Data section:
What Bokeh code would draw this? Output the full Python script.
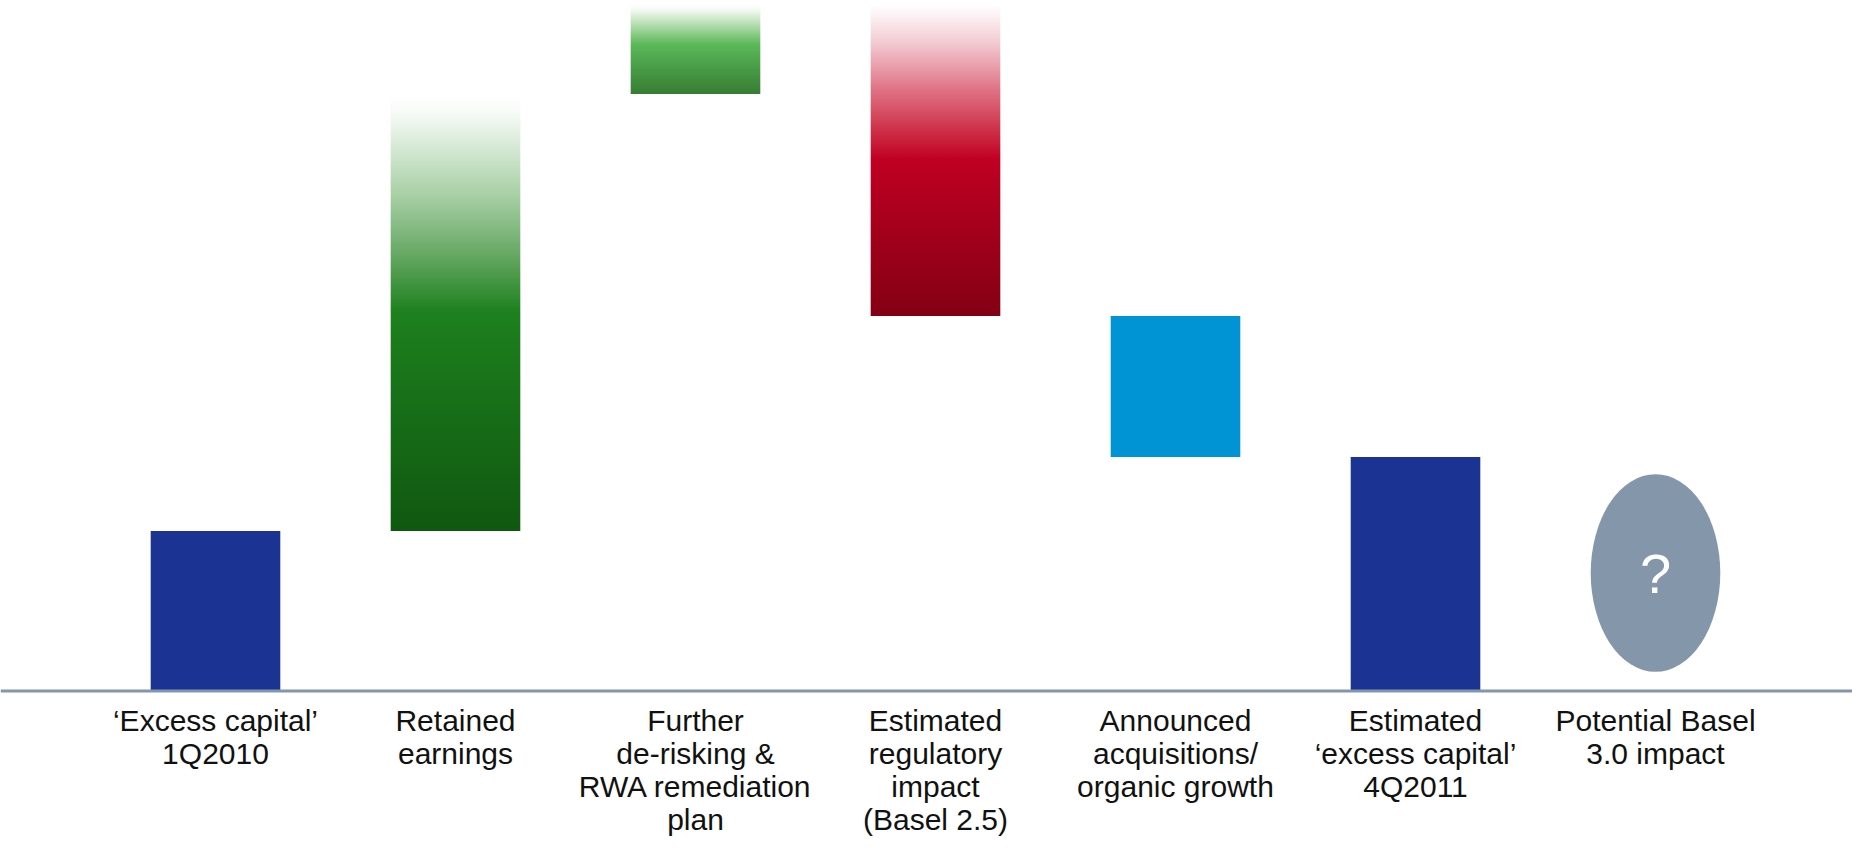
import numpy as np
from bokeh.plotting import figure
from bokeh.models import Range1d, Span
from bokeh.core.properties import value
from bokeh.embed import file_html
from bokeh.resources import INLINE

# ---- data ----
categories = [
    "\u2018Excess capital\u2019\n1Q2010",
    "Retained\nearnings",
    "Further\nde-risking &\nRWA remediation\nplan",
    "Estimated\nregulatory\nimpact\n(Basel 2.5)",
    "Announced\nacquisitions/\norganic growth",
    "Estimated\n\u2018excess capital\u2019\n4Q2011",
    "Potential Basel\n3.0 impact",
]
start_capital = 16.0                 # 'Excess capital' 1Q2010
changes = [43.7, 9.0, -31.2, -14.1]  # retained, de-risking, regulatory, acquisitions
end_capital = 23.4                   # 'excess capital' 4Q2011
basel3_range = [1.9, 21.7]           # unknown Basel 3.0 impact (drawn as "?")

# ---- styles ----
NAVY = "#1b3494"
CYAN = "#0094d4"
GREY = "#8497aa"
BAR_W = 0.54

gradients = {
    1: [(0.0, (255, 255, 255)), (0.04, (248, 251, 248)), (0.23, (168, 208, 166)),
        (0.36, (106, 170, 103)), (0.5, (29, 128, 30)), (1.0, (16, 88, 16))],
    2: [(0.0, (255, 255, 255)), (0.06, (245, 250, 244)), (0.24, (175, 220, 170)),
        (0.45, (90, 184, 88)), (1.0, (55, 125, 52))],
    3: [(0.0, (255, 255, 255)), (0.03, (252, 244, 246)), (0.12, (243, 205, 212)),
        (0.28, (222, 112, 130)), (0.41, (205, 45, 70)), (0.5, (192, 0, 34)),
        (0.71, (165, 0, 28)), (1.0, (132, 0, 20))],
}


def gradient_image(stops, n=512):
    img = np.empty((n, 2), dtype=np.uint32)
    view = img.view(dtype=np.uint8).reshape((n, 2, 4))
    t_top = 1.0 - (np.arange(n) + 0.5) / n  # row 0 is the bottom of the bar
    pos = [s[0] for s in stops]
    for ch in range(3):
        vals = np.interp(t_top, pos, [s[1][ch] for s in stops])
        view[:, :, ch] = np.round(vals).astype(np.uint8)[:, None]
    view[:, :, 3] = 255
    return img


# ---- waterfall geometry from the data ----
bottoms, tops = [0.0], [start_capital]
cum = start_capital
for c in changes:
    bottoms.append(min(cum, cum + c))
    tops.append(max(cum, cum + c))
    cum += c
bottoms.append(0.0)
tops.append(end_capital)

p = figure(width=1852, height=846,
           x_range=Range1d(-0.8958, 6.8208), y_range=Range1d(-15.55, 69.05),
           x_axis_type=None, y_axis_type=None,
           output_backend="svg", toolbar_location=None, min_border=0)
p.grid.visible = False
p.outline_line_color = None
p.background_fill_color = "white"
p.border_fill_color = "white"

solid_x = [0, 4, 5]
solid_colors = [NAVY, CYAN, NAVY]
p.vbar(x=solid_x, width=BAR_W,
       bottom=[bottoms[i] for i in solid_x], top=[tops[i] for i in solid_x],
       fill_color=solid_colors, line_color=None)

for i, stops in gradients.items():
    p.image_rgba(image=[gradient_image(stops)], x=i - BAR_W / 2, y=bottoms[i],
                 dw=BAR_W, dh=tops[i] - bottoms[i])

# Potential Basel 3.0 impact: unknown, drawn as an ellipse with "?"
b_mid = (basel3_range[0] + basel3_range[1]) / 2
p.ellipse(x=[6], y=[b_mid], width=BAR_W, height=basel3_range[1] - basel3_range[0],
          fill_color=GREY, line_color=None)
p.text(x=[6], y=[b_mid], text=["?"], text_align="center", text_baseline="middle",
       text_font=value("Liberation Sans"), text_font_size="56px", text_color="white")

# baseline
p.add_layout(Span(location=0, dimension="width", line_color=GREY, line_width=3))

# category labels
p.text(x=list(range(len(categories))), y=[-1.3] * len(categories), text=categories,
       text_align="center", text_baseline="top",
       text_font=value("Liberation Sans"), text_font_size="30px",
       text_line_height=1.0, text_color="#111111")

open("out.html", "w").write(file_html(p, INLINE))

Task to complete:
Omit any images, then output the listing exactly.

Answer in full:
What Bokeh code would draw this? Output the full Python script.
import numpy as np
from bokeh.plotting import figure
from bokeh.models import Range1d, Span
from bokeh.core.properties import value
from bokeh.embed import file_html
from bokeh.resources import INLINE

# ---- data ----
categories = [
    "\u2018Excess capital\u2019\n1Q2010",
    "Retained\nearnings",
    "Further\nde-risking &\nRWA remediation\nplan",
    "Estimated\nregulatory\nimpact\n(Basel 2.5)",
    "Announced\nacquisitions/\norganic growth",
    "Estimated\n\u2018excess capital\u2019\n4Q2011",
    "Potential Basel\n3.0 impact",
]
start_capital = 16.0                 # 'Excess capital' 1Q2010
changes = [43.7, 9.0, -31.2, -14.1]  # retained, de-risking, regulatory, acquisitions
end_capital = 23.4                   # 'excess capital' 4Q2011
basel3_range = [1.9, 21.7]           # unknown Basel 3.0 impact (drawn as "?")

# ---- styles ----
NAVY = "#1b3494"
CYAN = "#0094d4"
GREY = "#8497aa"
BAR_W = 0.54

gradients = {
    1: [(0.0, (255, 255, 255)), (0.04, (248, 251, 248)), (0.23, (168, 208, 166)),
        (0.36, (106, 170, 103)), (0.5, (29, 128, 30)), (1.0, (16, 88, 16))],
    2: [(0.0, (255, 255, 255)), (0.06, (245, 250, 244)), (0.24, (175, 220, 170)),
        (0.45, (90, 184, 88)), (1.0, (55, 125, 52))],
    3: [(0.0, (255, 255, 255)), (0.03, (252, 244, 246)), (0.12, (243, 205, 212)),
        (0.28, (222, 112, 130)), (0.41, (205, 45, 70)), (0.5, (192, 0, 34)),
        (0.71, (165, 0, 28)), (1.0, (132, 0, 20))],
}


def gradient_image(stops, n=512):
    img = np.empty((n, 2), dtype=np.uint32)
    view = img.view(dtype=np.uint8).reshape((n, 2, 4))
    t_top = 1.0 - (np.arange(n) + 0.5) / n  # row 0 is the bottom of the bar
    pos = [s[0] for s in stops]
    for ch in range(3):
        vals = np.interp(t_top, pos, [s[1][ch] for s in stops])
        view[:, :, ch] = np.round(vals).astype(np.uint8)[:, None]
    view[:, :, 3] = 255
    return img


# ---- waterfall geometry from the data ----
bottoms, tops = [0.0], [start_capital]
cum = start_capital
for c in changes:
    bottoms.append(min(cum, cum + c))
    tops.append(max(cum, cum + c))
    cum += c
bottoms.append(0.0)
tops.append(end_capital)

p = figure(width=1852, height=846,
           x_range=Range1d(-0.8958, 6.8208), y_range=Range1d(-15.55, 69.05),
           x_axis_type=None, y_axis_type=None,
           output_backend="svg", toolbar_location=None, min_border=0)
p.grid.visible = False
p.outline_line_color = None
p.background_fill_color = "white"
p.border_fill_color = "white"

solid_x = [0, 4, 5]
solid_colors = [NAVY, CYAN, NAVY]
p.vbar(x=solid_x, width=BAR_W,
       bottom=[bottoms[i] for i in solid_x], top=[tops[i] for i in solid_x],
       fill_color=solid_colors, line_color=None)

for i, stops in gradients.items():
    p.image_rgba(image=[gradient_image(stops)], x=i - BAR_W / 2, y=bottoms[i],
                 dw=BAR_W, dh=tops[i] - bottoms[i])

# Potential Basel 3.0 impact: unknown, drawn as an ellipse with "?"
b_mid = (basel3_range[0] + basel3_range[1]) / 2
p.ellipse(x=[6], y=[b_mid], width=BAR_W, height=basel3_range[1] - basel3_range[0],
          fill_color=GREY, line_color=None)
p.text(x=[6], y=[b_mid], text=["?"], text_align="center", text_baseline="middle",
       text_font=value("Liberation Sans"), text_font_size="56px", text_color="white")

# baseline
p.add_layout(Span(location=0, dimension="width", line_color=GREY, line_width=3))

# category labels
p.text(x=list(range(len(categories))), y=[-1.3] * len(categories), text=categories,
       text_align="center", text_baseline="top",
       text_font=value("Liberation Sans"), text_font_size="30px",
       text_line_height=1.0, text_color="#111111")

open("out.html", "w").write(file_html(p, INLINE))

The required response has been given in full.